#### [Given information]
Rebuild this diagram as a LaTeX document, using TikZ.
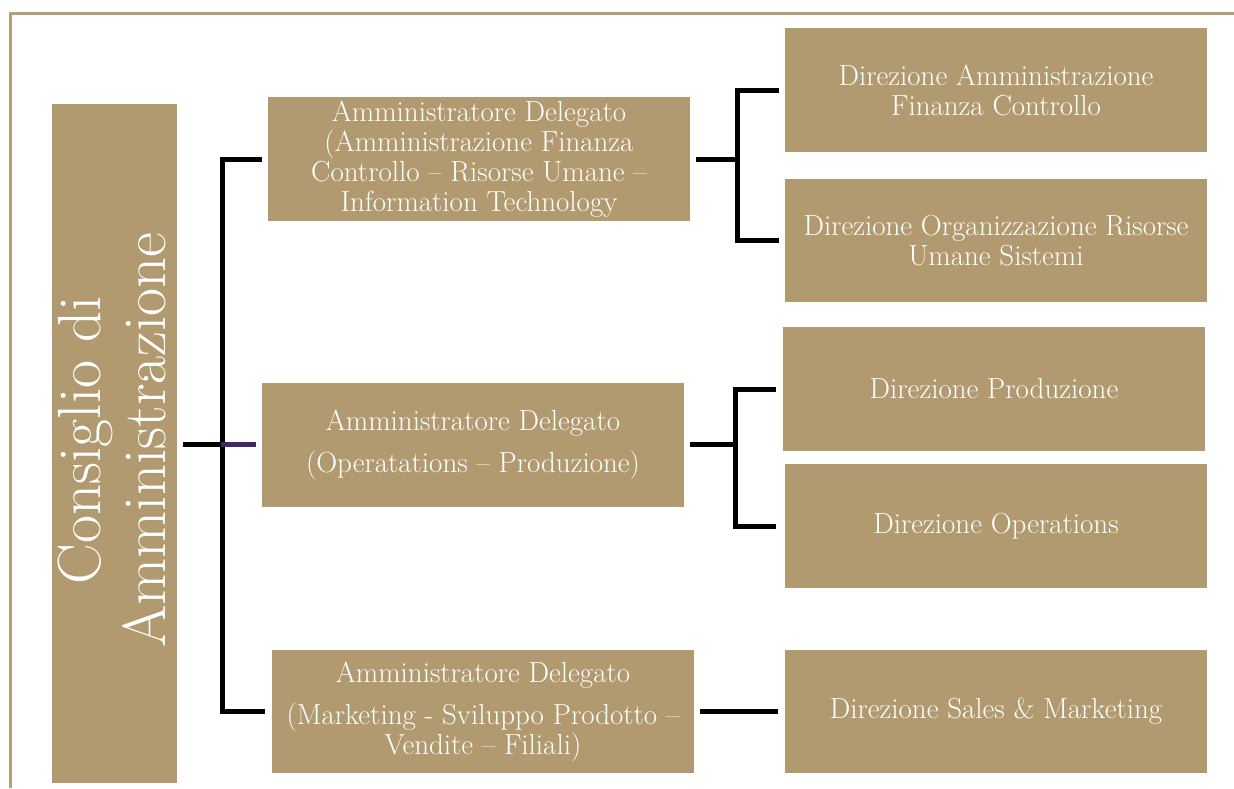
\documentclass[tikz,border=0pt]{standalone}
\definecolor{tan}{RGB}{177,154,111}
\definecolor{frametan}{RGB}{181,160,122}
\definecolor{deeppurple}{RGB}{64,42,96}
\begin{document}
\begin{tikzpicture}[x=1pt,y=-1pt,
  box/.style={fill=tan,draw=none,text=white,align=center,inner sep=0pt,
    minimum width=422pt,minimum height=124pt,font=\fontsize{29}{30}\selectfont},
  conn/.style={draw=black,line width=5pt},
  purpleconn/.style={draw=deeppurple,line width=5pt}]
\useasboundingbox (0,0) rectangle (1234,788);
% frame
\draw[frametan,line width=3pt] (1234,13) -- (10,13) -- (10,788);
% left box
\node[fill=tan,text=white,align=center,inner sep=0pt,minimum width=125pt,minimum height=679pt] (L) at (114.5,443.5) {};
\node[rotate=90,text=white,align=center,font=\fontsize{61}{65}\selectfont] (Ltext) at (112,440) {Consiglio di\\Amministrazione};
% middle boxes
\node[box] (A1) at (479,159) {Amministratore Delegato\\(Amministrazione Finanza\\Controllo \textendash{} Risorse Umane \textendash\\Information Technology};
\node[box] (A2) at (473,445) {Amministratore Delegato\\[12pt](Operatations \textendash{} Produzione)};
\node[box,minimum height=123pt] (A3) at (483,711.5) {Amministratore Delegato\\[12pt](Marketing - Sviluppo Prodotto \textendash\\Vendite \textendash{} Filiali)};
% right boxes
\node[box] (R1) at (996,90) {Direzione Amministrazione\\Finanza Controllo};
\node[box,minimum height=123pt] (R2) at (996,240.5) {Direzione Organizzazione Risorse\\Umane Sistemi};
\node[box] (R3) at (994,389) {Direzione Produzione};
\node[box] (R4) at (996,526) {Direzione Operations};
\node[box,minimum height=123pt] (R5) at (996,711.5) {Direzione Sales \& Marketing};
% junctions
\coordinate (jL) at (222,444);
\coordinate (j1) at (737,159);
\coordinate (j2) at (735,444);
% left connectors
\draw[conn] ([xshift=6pt]L.east |- jL) -- (jL);
\draw[conn] ([xshift=-6pt]A1.west) -| (jL) |- ([xshift=-7pt]A3.west);
\draw[purpleconn] ([xshift=-1pt]jL) -- ([xshift=-6pt]A2.west |- jL);
% A1 connectors
\draw[conn] ([xshift=6pt]A1.east) -- (j1);
\draw[conn] ([xshift=-6pt]R1.west) -| (j1) |- ([xshift=-6pt]R2.west);
% A2 connectors
\draw[conn] ([xshift=6pt]A2.east |- j2) -- (j2);
\draw[conn] ([xshift=-7pt]R3.west) -| (j2) |- ([xshift=-9pt]R4.west);
% A3 connector
\draw[conn] ([xshift=6pt]A3.east) -- ([xshift=-7pt]R5.west);
\end{tikzpicture}
\end{document}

#### [Exercise directions]
Every line above should be repeated exactly; pictures stay out of the copy.

#### [Written reply]
Rebuild this diagram as a LaTeX document, using TikZ.
\documentclass[tikz,border=0pt]{standalone}
\definecolor{tan}{RGB}{177,154,111}
\definecolor{frametan}{RGB}{181,160,122}
\definecolor{deeppurple}{RGB}{64,42,96}
\begin{document}
\begin{tikzpicture}[x=1pt,y=-1pt,
  box/.style={fill=tan,draw=none,text=white,align=center,inner sep=0pt,
    minimum width=422pt,minimum height=124pt,font=\fontsize{29}{30}\selectfont},
  conn/.style={draw=black,line width=5pt},
  purpleconn/.style={draw=deeppurple,line width=5pt}]
\useasboundingbox (0,0) rectangle (1234,788);
% frame
\draw[frametan,line width=3pt] (1234,13) -- (10,13) -- (10,788);
% left box
\node[fill=tan,text=white,align=center,inner sep=0pt,minimum width=125pt,minimum height=679pt] (L) at (114.5,443.5) {};
\node[rotate=90,text=white,align=center,font=\fontsize{61}{65}\selectfont] (Ltext) at (112,440) {Consiglio di\\Amministrazione};
% middle boxes
\node[box] (A1) at (479,159) {Amministratore Delegato\\(Amministrazione Finanza\\Controllo \textendash{} Risorse Umane \textendash\\Information Technology};
\node[box] (A2) at (473,445) {Amministratore Delegato\\[12pt](Operatations \textendash{} Produzione)};
\node[box,minimum height=123pt] (A3) at (483,711.5) {Amministratore Delegato\\[12pt](Marketing - Sviluppo Prodotto \textendash\\Vendite \textendash{} Filiali)};
% right boxes
\node[box] (R1) at (996,90) {Direzione Amministrazione\\Finanza Controllo};
\node[box,minimum height=123pt] (R2) at (996,240.5) {Direzione Organizzazione Risorse\\Umane Sistemi};
\node[box] (R3) at (994,389) {Direzione Produzione};
\node[box] (R4) at (996,526) {Direzione Operations};
\node[box,minimum height=123pt] (R5) at (996,711.5) {Direzione Sales \& Marketing};
% junctions
\coordinate (jL) at (222,444);
\coordinate (j1) at (737,159);
\coordinate (j2) at (735,444);
% left connectors
\draw[conn] ([xshift=6pt]L.east |- jL) -- (jL);
\draw[conn] ([xshift=-6pt]A1.west) -| (jL) |- ([xshift=-7pt]A3.west);
\draw[purpleconn] ([xshift=-1pt]jL) -- ([xshift=-6pt]A2.west |- jL);
% A1 connectors
\draw[conn] ([xshift=6pt]A1.east) -- (j1);
\draw[conn] ([xshift=-6pt]R1.west) -| (j1) |- ([xshift=-6pt]R2.west);
% A2 connectors
\draw[conn] ([xshift=6pt]A2.east |- j2) -- (j2);
\draw[conn] ([xshift=-7pt]R3.west) -| (j2) |- ([xshift=-9pt]R4.west);
% A3 connector
\draw[conn] ([xshift=6pt]A3.east) -- ([xshift=-7pt]R5.west);
\end{tikzpicture}
\end{document}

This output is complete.